>>>>

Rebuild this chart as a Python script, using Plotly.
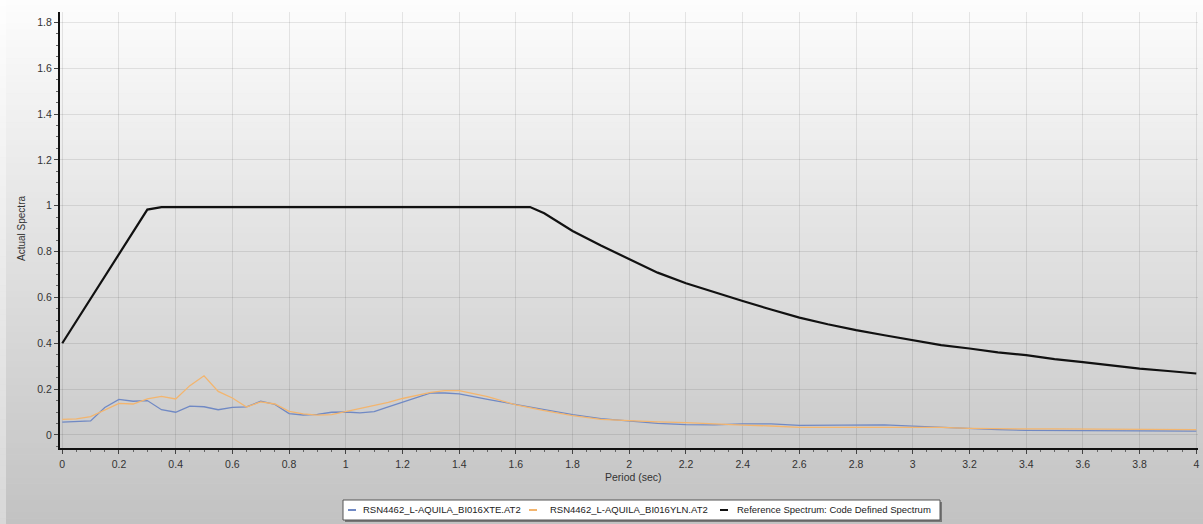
import plotly.graph_objects as go

# ---- data -------------------------------------------------------------
period_ref = [0, 0.3, 0.35, 1.65, 1.7, 1.8, 1.9, 2.0, 2.1, 2.2, 2.3, 2.4, 2.5,
              2.6, 2.7, 2.8, 2.9, 3.0, 3.1, 3.2, 3.3, 3.4, 3.5, 3.6, 3.7, 3.8,
              3.9, 4.0]
sa_ref = [0.40, 0.983, 0.994, 0.994, 0.967, 0.89, 0.826, 0.768, 0.708, 0.662,
          0.622, 0.584, 0.547, 0.512, 0.483, 0.457, 0.435, 0.413, 0.392, 0.377,
          0.36, 0.348, 0.331, 0.318, 0.304, 0.289, 0.279, 0.268]

period_rec = [0, 0.05, 0.1, 0.15, 0.2, 0.25, 0.3, 0.35, 0.4, 0.45, 0.5, 0.55,
              0.6, 0.65, 0.7, 0.75, 0.8, 0.85, 0.9, 0.95, 1.0, 1.05, 1.1, 1.15,
              1.2, 1.25, 1.3, 1.35, 1.4, 1.5, 1.6, 1.7, 1.8, 1.9, 2.0, 2.1, 2.2,
              2.3, 2.4, 2.5, 2.6, 2.7, 2.8, 2.9, 3.0, 3.1, 3.2, 3.3, 3.4, 3.5,
              3.6, 3.7, 3.8, 3.9, 4.0]
sa_xte = [0.056, 0.058, 0.061, 0.12, 0.155, 0.147, 0.15, 0.11, 0.099, 0.126,
          0.123, 0.11, 0.12, 0.122, 0.147, 0.133, 0.093, 0.087, 0.09, 0.099,
          0.1, 0.096, 0.102, 0.122, 0.142, 0.163, 0.183, 0.183, 0.179, 0.155,
          0.132, 0.112, 0.089, 0.071, 0.061, 0.05, 0.045, 0.044, 0.048, 0.048,
          0.042, 0.042, 0.044, 0.044, 0.038, 0.033, 0.026, 0.023, 0.02, 0.02,
          0.017, 0.017, 0.017, 0.017, 0.017]
sa_yln = [0.068, 0.07, 0.08, 0.11, 0.138, 0.135, 0.157, 0.168, 0.157, 0.215,
          0.258, 0.19, 0.161, 0.122, 0.144, 0.135, 0.103, 0.092, 0.086, 0.089,
          0.102, 0.117, 0.127, 0.142, 0.159, 0.172, 0.186, 0.193, 0.193, 0.167,
          0.131, 0.106, 0.084, 0.068, 0.062, 0.057, 0.054, 0.047, 0.043, 0.039,
          0.033, 0.033, 0.033, 0.033, 0.033, 0.033, 0.029, 0.026, 0.026, 0.026,
          0.026, 0.024, 0.023, 0.023, 0.023]

series_names = ["RSN4462_L-AQUILA_BI016XTE.AT2",
                "RSN4462_L-AQUILA_BI016YLN.AT2",
                "Reference Spectrum: Code Defined Spectrum"]
series_colors = ["#7089c4", "#f3b56e", "#111111"]
series_widths = [1.3, 1.3, 2.2]

x_title = "Period (sec)"
y_title = "Actual Spectra"

# ---- geometry ----------------------------------------------------------
W, H = 1203, 524
ML, MR, MT, MB = 60, 5, 12, 76
PW, PH = W - ML - MR, H - MT - MB
FONT = "Liberation Sans, Arial, sans-serif"


def px(x):
    return (x - ML) / PW


def py(y):
    return (H - MB - y) / PH


fig = go.Figure()
for xs, ys, name, col, lw in zip([period_rec, period_rec, period_ref],
                                 [sa_xte, sa_yln, sa_ref],
                                 series_names, series_colors, series_widths):
    fig.add_trace(go.Scatter(x=xs, y=ys, mode="lines", name=name,
                             line=dict(color=col, width=lw),
                             showlegend=False, hoverinfo="x+y+name"))

shapes = []
# vertical grey gradient behind the whole chart
bands = 90
for i in range(bands):
    y0 = H * i / bands
    y1 = H * (i + 1) / bands + 0.6
    t = (i + 0.5) / bands
    g = int(round(253 - (253 - 194) * t))
    shapes.append(dict(type="rect", xref="paper", yref="paper",
                       x0=px(-2), x1=px(W + 2), y0=py(y1), y1=py(y0),
                       line=dict(width=0), fillcolor=f"rgb({g},{g},{g})",
                       layer="below"))
# lighter strip at the far left edge
for i in range(bands):
    y0 = H * i / bands
    y1 = H * (i + 1) / bands + 0.6
    t = (i + 0.5) / bands
    g = int(round(254 - (254 - 216) * t))
    shapes.append(dict(type="rect", xref="paper", yref="paper",
                       x0=px(-2), x1=px(6), y0=py(y1), y1=py(y0),
                       line=dict(width=0), fillcolor=f"rgb({g},{g},{g})",
                       layer="below"))

# legend box with drop shadow
LX0, LX1, LY0, LY1 = 343, 940, 500, 520
shapes.append(dict(type="rect", xref="paper", yref="paper",
                   x0=px(LX0 + 2), x1=px(LX1 + 2), y0=py(LY1 + 2), y1=py(LY0 + 2),
                   line=dict(width=0), fillcolor="rgba(60,60,60,0.55)"))
shapes.append(dict(type="rect", xref="paper", yref="paper",
                   x0=px(LX0), x1=px(LX1), y0=py(LY1), y1=py(LY0),
                   line=dict(width=1, color="#555555"), fillcolor="white"))

legend_dash_x = [348, 529, 720]
legend_text_x = [361, 548, 735]
annotations = []
ly = (LY0 + LY1) / 2
for dx, tx, name, col in zip(legend_dash_x, legend_text_x, series_names,
                             series_colors):
    shapes.append(dict(type="line", xref="paper", yref="paper",
                       x0=px(dx), x1=px(dx + 8), y0=py(ly), y1=py(ly),
                       line=dict(color=col, width=2)))
    annotations.append(dict(text=name, xref="paper", yref="paper",
                            x=px(tx), y=py(ly), xanchor="left", yanchor="middle",
                            showarrow=False,
                            font=dict(family=FONT, size=9.5, color="#222222")))

annotations.append(dict(text=x_title, xref="paper", yref="paper",
                        x=px(633), y=py(477), xanchor="center", yanchor="middle",
                        showarrow=False,
                        font=dict(family=FONT, size=10.5, color="#333333")))
annotations.append(dict(text=y_title, xref="paper", yref="paper",
                        x=px(22), y=py(229), xanchor="center", yanchor="middle",
                        textangle=-90, showarrow=False,
                        font=dict(family=FONT, size=10, color="#333333")))

axis_common = dict(
    showline=True, linecolor="#111111", linewidth=2,
    ticks="outside", ticklen=4, tickcolor="#444444", tickwidth=1,
    showgrid=True, gridcolor="rgba(0,0,0,0.09)", gridwidth=1,
    zeroline=False, tick0=0, dtick=0.2,
    tickfont=dict(family=FONT, size=10.5, color="#333333"),
    minor=dict(ticks="outside", dtick=0.05, ticklen=2, tickcolor="#666666",
               showgrid=False),
    fixedrange=True,
)

fig.update_layout(
    width=W, height=H, autosize=False,
    margin=dict(l=ML, r=MR, t=MT, b=MB, pad=0),
    paper_bgcolor="rgb(224,224,224)", plot_bgcolor="rgba(0,0,0,0)",
    xaxis=dict(range=[-0.008, 4.006], ticklabelstandoff=1, **axis_common),
    yaxis=dict(range=[-0.057, 1.845], **axis_common),
    shapes=shapes, annotations=annotations, showlegend=False,
)

fig.write_html("out.html")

<<<<

TASK —
Make an exact copy of the whole listing, but don't bring over any pictures.

SOLUTION —
Rebuild this chart as a Python script, using Plotly.
import plotly.graph_objects as go

# ---- data -------------------------------------------------------------
period_ref = [0, 0.3, 0.35, 1.65, 1.7, 1.8, 1.9, 2.0, 2.1, 2.2, 2.3, 2.4, 2.5,
              2.6, 2.7, 2.8, 2.9, 3.0, 3.1, 3.2, 3.3, 3.4, 3.5, 3.6, 3.7, 3.8,
              3.9, 4.0]
sa_ref = [0.40, 0.983, 0.994, 0.994, 0.967, 0.89, 0.826, 0.768, 0.708, 0.662,
          0.622, 0.584, 0.547, 0.512, 0.483, 0.457, 0.435, 0.413, 0.392, 0.377,
          0.36, 0.348, 0.331, 0.318, 0.304, 0.289, 0.279, 0.268]

period_rec = [0, 0.05, 0.1, 0.15, 0.2, 0.25, 0.3, 0.35, 0.4, 0.45, 0.5, 0.55,
              0.6, 0.65, 0.7, 0.75, 0.8, 0.85, 0.9, 0.95, 1.0, 1.05, 1.1, 1.15,
              1.2, 1.25, 1.3, 1.35, 1.4, 1.5, 1.6, 1.7, 1.8, 1.9, 2.0, 2.1, 2.2,
              2.3, 2.4, 2.5, 2.6, 2.7, 2.8, 2.9, 3.0, 3.1, 3.2, 3.3, 3.4, 3.5,
              3.6, 3.7, 3.8, 3.9, 4.0]
sa_xte = [0.056, 0.058, 0.061, 0.12, 0.155, 0.147, 0.15, 0.11, 0.099, 0.126,
          0.123, 0.11, 0.12, 0.122, 0.147, 0.133, 0.093, 0.087, 0.09, 0.099,
          0.1, 0.096, 0.102, 0.122, 0.142, 0.163, 0.183, 0.183, 0.179, 0.155,
          0.132, 0.112, 0.089, 0.071, 0.061, 0.05, 0.045, 0.044, 0.048, 0.048,
          0.042, 0.042, 0.044, 0.044, 0.038, 0.033, 0.026, 0.023, 0.02, 0.02,
          0.017, 0.017, 0.017, 0.017, 0.017]
sa_yln = [0.068, 0.07, 0.08, 0.11, 0.138, 0.135, 0.157, 0.168, 0.157, 0.215,
          0.258, 0.19, 0.161, 0.122, 0.144, 0.135, 0.103, 0.092, 0.086, 0.089,
          0.102, 0.117, 0.127, 0.142, 0.159, 0.172, 0.186, 0.193, 0.193, 0.167,
          0.131, 0.106, 0.084, 0.068, 0.062, 0.057, 0.054, 0.047, 0.043, 0.039,
          0.033, 0.033, 0.033, 0.033, 0.033, 0.033, 0.029, 0.026, 0.026, 0.026,
          0.026, 0.024, 0.023, 0.023, 0.023]

series_names = ["RSN4462_L-AQUILA_BI016XTE.AT2",
                "RSN4462_L-AQUILA_BI016YLN.AT2",
                "Reference Spectrum: Code Defined Spectrum"]
series_colors = ["#7089c4", "#f3b56e", "#111111"]
series_widths = [1.3, 1.3, 2.2]

x_title = "Period (sec)"
y_title = "Actual Spectra"

# ---- geometry ----------------------------------------------------------
W, H = 1203, 524
ML, MR, MT, MB = 60, 5, 12, 76
PW, PH = W - ML - MR, H - MT - MB
FONT = "Liberation Sans, Arial, sans-serif"


def px(x):
    return (x - ML) / PW


def py(y):
    return (H - MB - y) / PH


fig = go.Figure()
for xs, ys, name, col, lw in zip([period_rec, period_rec, period_ref],
                                 [sa_xte, sa_yln, sa_ref],
                                 series_names, series_colors, series_widths):
    fig.add_trace(go.Scatter(x=xs, y=ys, mode="lines", name=name,
                             line=dict(color=col, width=lw),
                             showlegend=False, hoverinfo="x+y+name"))

shapes = []
# vertical grey gradient behind the whole chart
bands = 90
for i in range(bands):
    y0 = H * i / bands
    y1 = H * (i + 1) / bands + 0.6
    t = (i + 0.5) / bands
    g = int(round(253 - (253 - 194) * t))
    shapes.append(dict(type="rect", xref="paper", yref="paper",
                       x0=px(-2), x1=px(W + 2), y0=py(y1), y1=py(y0),
                       line=dict(width=0), fillcolor=f"rgb({g},{g},{g})",
                       layer="below"))
# lighter strip at the far left edge
for i in range(bands):
    y0 = H * i / bands
    y1 = H * (i + 1) / bands + 0.6
    t = (i + 0.5) / bands
    g = int(round(254 - (254 - 216) * t))
    shapes.append(dict(type="rect", xref="paper", yref="paper",
                       x0=px(-2), x1=px(6), y0=py(y1), y1=py(y0),
                       line=dict(width=0), fillcolor=f"rgb({g},{g},{g})",
                       layer="below"))

# legend box with drop shadow
LX0, LX1, LY0, LY1 = 343, 940, 500, 520
shapes.append(dict(type="rect", xref="paper", yref="paper",
                   x0=px(LX0 + 2), x1=px(LX1 + 2), y0=py(LY1 + 2), y1=py(LY0 + 2),
                   line=dict(width=0), fillcolor="rgba(60,60,60,0.55)"))
shapes.append(dict(type="rect", xref="paper", yref="paper",
                   x0=px(LX0), x1=px(LX1), y0=py(LY1), y1=py(LY0),
                   line=dict(width=1, color="#555555"), fillcolor="white"))

legend_dash_x = [348, 529, 720]
legend_text_x = [361, 548, 735]
annotations = []
ly = (LY0 + LY1) / 2
for dx, tx, name, col in zip(legend_dash_x, legend_text_x, series_names,
                             series_colors):
    shapes.append(dict(type="line", xref="paper", yref="paper",
                       x0=px(dx), x1=px(dx + 8), y0=py(ly), y1=py(ly),
                       line=dict(color=col, width=2)))
    annotations.append(dict(text=name, xref="paper", yref="paper",
                            x=px(tx), y=py(ly), xanchor="left", yanchor="middle",
                            showarrow=False,
                            font=dict(family=FONT, size=9.5, color="#222222")))

annotations.append(dict(text=x_title, xref="paper", yref="paper",
                        x=px(633), y=py(477), xanchor="center", yanchor="middle",
                        showarrow=False,
                        font=dict(family=FONT, size=10.5, color="#333333")))
annotations.append(dict(text=y_title, xref="paper", yref="paper",
                        x=px(22), y=py(229), xanchor="center", yanchor="middle",
                        textangle=-90, showarrow=False,
                        font=dict(family=FONT, size=10, color="#333333")))

axis_common = dict(
    showline=True, linecolor="#111111", linewidth=2,
    ticks="outside", ticklen=4, tickcolor="#444444", tickwidth=1,
    showgrid=True, gridcolor="rgba(0,0,0,0.09)", gridwidth=1,
    zeroline=False, tick0=0, dtick=0.2,
    tickfont=dict(family=FONT, size=10.5, color="#333333"),
    minor=dict(ticks="outside", dtick=0.05, ticklen=2, tickcolor="#666666",
               showgrid=False),
    fixedrange=True,
)

fig.update_layout(
    width=W, height=H, autosize=False,
    margin=dict(l=ML, r=MR, t=MT, b=MB, pad=0),
    paper_bgcolor="rgb(224,224,224)", plot_bgcolor="rgba(0,0,0,0)",
    xaxis=dict(range=[-0.008, 4.006], ticklabelstandoff=1, **axis_common),
    yaxis=dict(range=[-0.057, 1.845], **axis_common),
    shapes=shapes, annotations=annotations, showlegend=False,
)

fig.write_html("out.html")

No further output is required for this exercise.